### AIM OF THE TASK
Reproduce the records below in full and word for word, excluding pictures.

Code that draws figures
• • • • •

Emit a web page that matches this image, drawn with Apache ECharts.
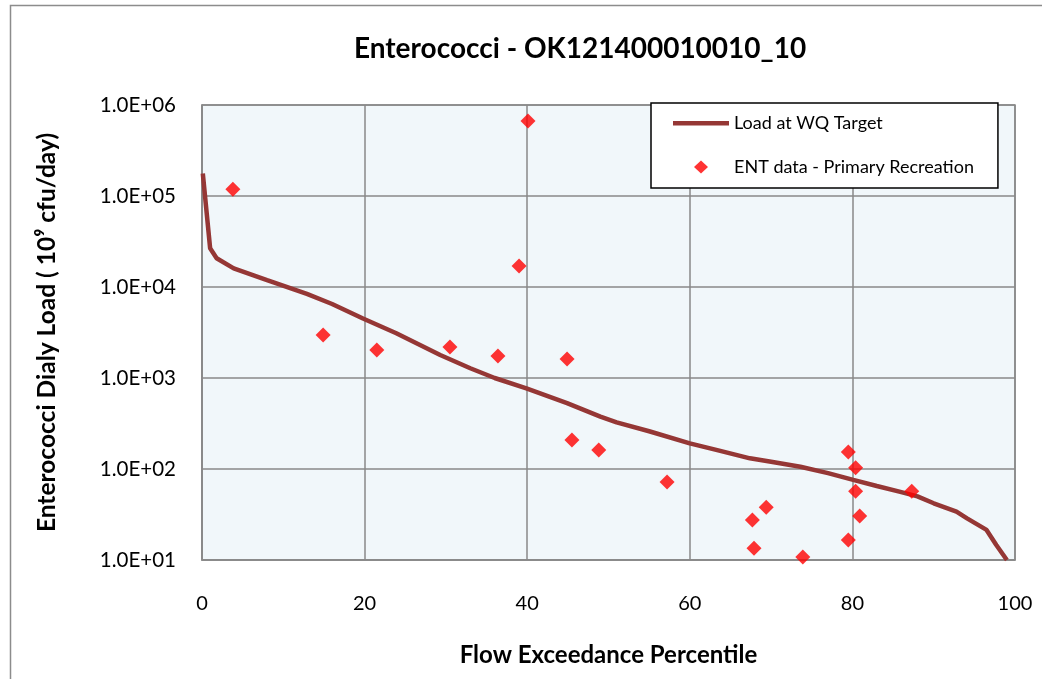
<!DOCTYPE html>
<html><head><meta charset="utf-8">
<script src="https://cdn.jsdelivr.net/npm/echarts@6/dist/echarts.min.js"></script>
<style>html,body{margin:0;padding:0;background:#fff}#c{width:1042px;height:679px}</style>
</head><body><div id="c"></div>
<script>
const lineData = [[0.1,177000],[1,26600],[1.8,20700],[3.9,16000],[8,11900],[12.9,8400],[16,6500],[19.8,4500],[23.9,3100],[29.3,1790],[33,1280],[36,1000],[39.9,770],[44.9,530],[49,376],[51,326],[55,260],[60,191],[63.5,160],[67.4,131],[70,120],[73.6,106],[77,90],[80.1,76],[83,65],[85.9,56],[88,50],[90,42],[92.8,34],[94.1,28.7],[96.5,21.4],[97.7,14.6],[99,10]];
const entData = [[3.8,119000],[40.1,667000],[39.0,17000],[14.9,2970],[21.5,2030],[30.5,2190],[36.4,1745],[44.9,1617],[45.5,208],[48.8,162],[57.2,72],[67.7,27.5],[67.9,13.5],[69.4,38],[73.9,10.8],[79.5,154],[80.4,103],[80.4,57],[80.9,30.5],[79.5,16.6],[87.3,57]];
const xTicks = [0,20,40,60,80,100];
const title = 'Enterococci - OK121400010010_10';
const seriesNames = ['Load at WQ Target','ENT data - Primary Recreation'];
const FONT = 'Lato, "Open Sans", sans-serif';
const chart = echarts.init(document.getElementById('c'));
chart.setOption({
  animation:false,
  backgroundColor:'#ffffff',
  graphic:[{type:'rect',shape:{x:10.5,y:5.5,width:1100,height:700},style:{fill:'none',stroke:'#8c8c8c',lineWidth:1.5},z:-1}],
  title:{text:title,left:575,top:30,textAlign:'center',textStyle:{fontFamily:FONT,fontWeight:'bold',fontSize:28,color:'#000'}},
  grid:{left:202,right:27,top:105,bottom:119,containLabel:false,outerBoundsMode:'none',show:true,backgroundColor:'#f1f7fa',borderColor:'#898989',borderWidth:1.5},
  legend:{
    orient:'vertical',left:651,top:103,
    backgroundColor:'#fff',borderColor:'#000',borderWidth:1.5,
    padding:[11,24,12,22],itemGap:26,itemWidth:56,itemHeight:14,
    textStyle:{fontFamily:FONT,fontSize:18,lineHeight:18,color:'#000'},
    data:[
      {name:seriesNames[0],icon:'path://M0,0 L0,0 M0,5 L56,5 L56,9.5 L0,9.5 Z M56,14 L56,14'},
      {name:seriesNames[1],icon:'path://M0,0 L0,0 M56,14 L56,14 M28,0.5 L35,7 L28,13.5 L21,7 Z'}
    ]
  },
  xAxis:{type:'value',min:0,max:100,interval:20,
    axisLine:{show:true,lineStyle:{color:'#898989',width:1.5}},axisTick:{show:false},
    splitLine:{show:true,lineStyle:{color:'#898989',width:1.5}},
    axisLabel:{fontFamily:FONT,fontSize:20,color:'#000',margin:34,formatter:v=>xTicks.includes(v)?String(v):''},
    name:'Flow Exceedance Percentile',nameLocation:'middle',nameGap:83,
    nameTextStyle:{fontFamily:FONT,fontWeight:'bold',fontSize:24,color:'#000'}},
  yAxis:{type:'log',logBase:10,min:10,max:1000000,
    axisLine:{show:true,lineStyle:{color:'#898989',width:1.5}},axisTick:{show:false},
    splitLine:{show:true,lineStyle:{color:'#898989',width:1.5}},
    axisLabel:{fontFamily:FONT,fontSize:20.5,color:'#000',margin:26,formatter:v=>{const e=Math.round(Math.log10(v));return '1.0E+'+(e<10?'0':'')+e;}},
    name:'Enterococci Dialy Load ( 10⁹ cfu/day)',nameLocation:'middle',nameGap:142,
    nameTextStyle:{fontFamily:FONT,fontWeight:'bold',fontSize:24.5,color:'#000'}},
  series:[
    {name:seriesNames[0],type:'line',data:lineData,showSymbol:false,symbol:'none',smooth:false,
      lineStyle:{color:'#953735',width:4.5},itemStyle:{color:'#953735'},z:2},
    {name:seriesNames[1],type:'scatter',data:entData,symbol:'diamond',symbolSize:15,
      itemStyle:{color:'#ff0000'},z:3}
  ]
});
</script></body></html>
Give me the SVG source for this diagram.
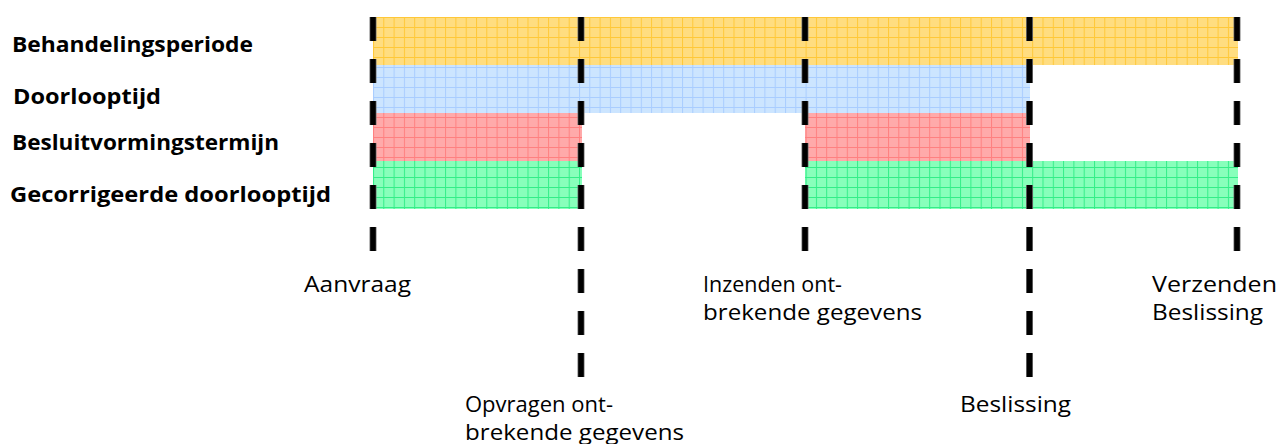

• • • • •

### EXPECTED ANSWER
Emit a web page that matches this image, drawn with Apache ECharts.
<!DOCTYPE html>
<html><head><meta charset="utf-8">
<script src="https://cdn.jsdelivr.net/npm/echarts@6/dist/echarts.min.js"></script>
<style>html,body{margin:0;padding:0;background:#fff}#c{width:1042px;height:679px}</style>
</head><body><div id="c"></div>
<script>
const lineData = [[0.1,177000],[1,26600],[1.8,20700],[3.9,16000],[8,11900],[12.9,8400],[16,6500],[19.8,4500],[23.9,3100],[29.3,1790],[33,1280],[36,1000],[39.9,770],[44.9,530],[49,376],[51,326],[55,260],[60,191],[63.5,160],[67.4,131],[70,120],[73.6,106],[77,90],[80.1,76],[83,65],[85.9,56],[88,50],[90,42],[92.8,34],[94.1,28.7],[96.5,21.4],[97.7,14.6],[99,10]];
const entData = [[3.8,119000],[40.1,667000],[39.0,17000],[14.9,2970],[21.5,2030],[30.5,2190],[36.4,1745],[44.9,1617],[45.5,208],[48.8,162],[57.2,72],[67.7,27.5],[67.9,13.5],[69.4,38],[73.9,10.8],[79.5,154],[80.4,103],[80.4,57],[80.9,30.5],[79.5,16.6],[87.3,57]];
const xTicks = [0,20,40,60,80,100];
const title = 'Enterococci - OK121400010010_10';
const seriesNames = ['Load at WQ Target','ENT data - Primary Recreation'];
const FONT = 'Lato, "Open Sans", sans-serif';
const chart = echarts.init(document.getElementById('c'));
chart.setOption({
  animation:false,
  backgroundColor:'#ffffff',
  graphic:[{type:'rect',shape:{x:10.5,y:5.5,width:1100,height:700},style:{fill:'none',stroke:'#8c8c8c',lineWidth:1.5},z:-1}],
  title:{text:title,left:575,top:30,textAlign:'center',textStyle:{fontFamily:FONT,fontWeight:'bold',fontSize:28,color:'#000'}},
  grid:{left:202,right:27,top:105,bottom:119,containLabel:false,outerBoundsMode:'none',show:true,backgroundColor:'#f1f7fa',borderColor:'#898989',borderWidth:1.5},
  legend:{
    orient:'vertical',left:651,top:103,
    backgroundColor:'#fff',borderColor:'#000',borderWidth:1.5,
    padding:[11,24,12,22],itemGap:26,itemWidth:56,itemHeight:14,
    textStyle:{fontFamily:FONT,fontSize:18,lineHeight:18,color:'#000'},
    data:[
      {name:seriesNames[0],icon:'path://M0,0 L0,0 M0,5 L56,5 L56,9.5 L0,9.5 Z M56,14 L56,14'},
      {name:seriesNames[1],icon:'path://M0,0 L0,0 M56,14 L56,14 M28,0.5 L35,7 L28,13.5 L21,7 Z'}
    ]
  },
  xAxis:{type:'value',min:0,max:100,interval:20,
    axisLine:{show:true,lineStyle:{color:'#898989',width:1.5}},axisTick:{show:false},
    splitLine:{show:true,lineStyle:{color:'#898989',width:1.5}},
    axisLabel:{fontFamily:FONT,fontSize:20,color:'#000',margin:34,formatter:v=>xTicks.includes(v)?String(v):''},
    name:'Flow Exceedance Percentile',nameLocation:'middle',nameGap:83,
    nameTextStyle:{fontFamily:FONT,fontWeight:'bold',fontSize:24,color:'#000'}},
  yAxis:{type:'log',logBase:10,min:10,max:1000000,
    axisLine:{show:true,lineStyle:{color:'#898989',width:1.5}},axisTick:{show:false},
    splitLine:{show:true,lineStyle:{color:'#898989',width:1.5}},
    axisLabel:{fontFamily:FONT,fontSize:20.5,color:'#000',margin:26,formatter:v=>{const e=Math.round(Math.log10(v));return '1.0E+'+(e<10?'0':'')+e;}},
    name:'Enterococci Dialy Load ( 10⁹ cfu/day)',nameLocation:'middle',nameGap:142,
    nameTextStyle:{fontFamily:FONT,fontWeight:'bold',fontSize:24.5,color:'#000'}},
  series:[
    {name:seriesNames[0],type:'line',data:lineData,showSymbol:false,symbol:'none',smooth:false,
      lineStyle:{color:'#953735',width:4.5},itemStyle:{color:'#953735'},z:2},
    {name:seriesNames[1],type:'scatter',data:entData,symbol:'diamond',symbolSize:15,
      itemStyle:{color:'#ff0000'},z:3}
  ]
});
</script></body></html>
Give me the SVG source for this diagram.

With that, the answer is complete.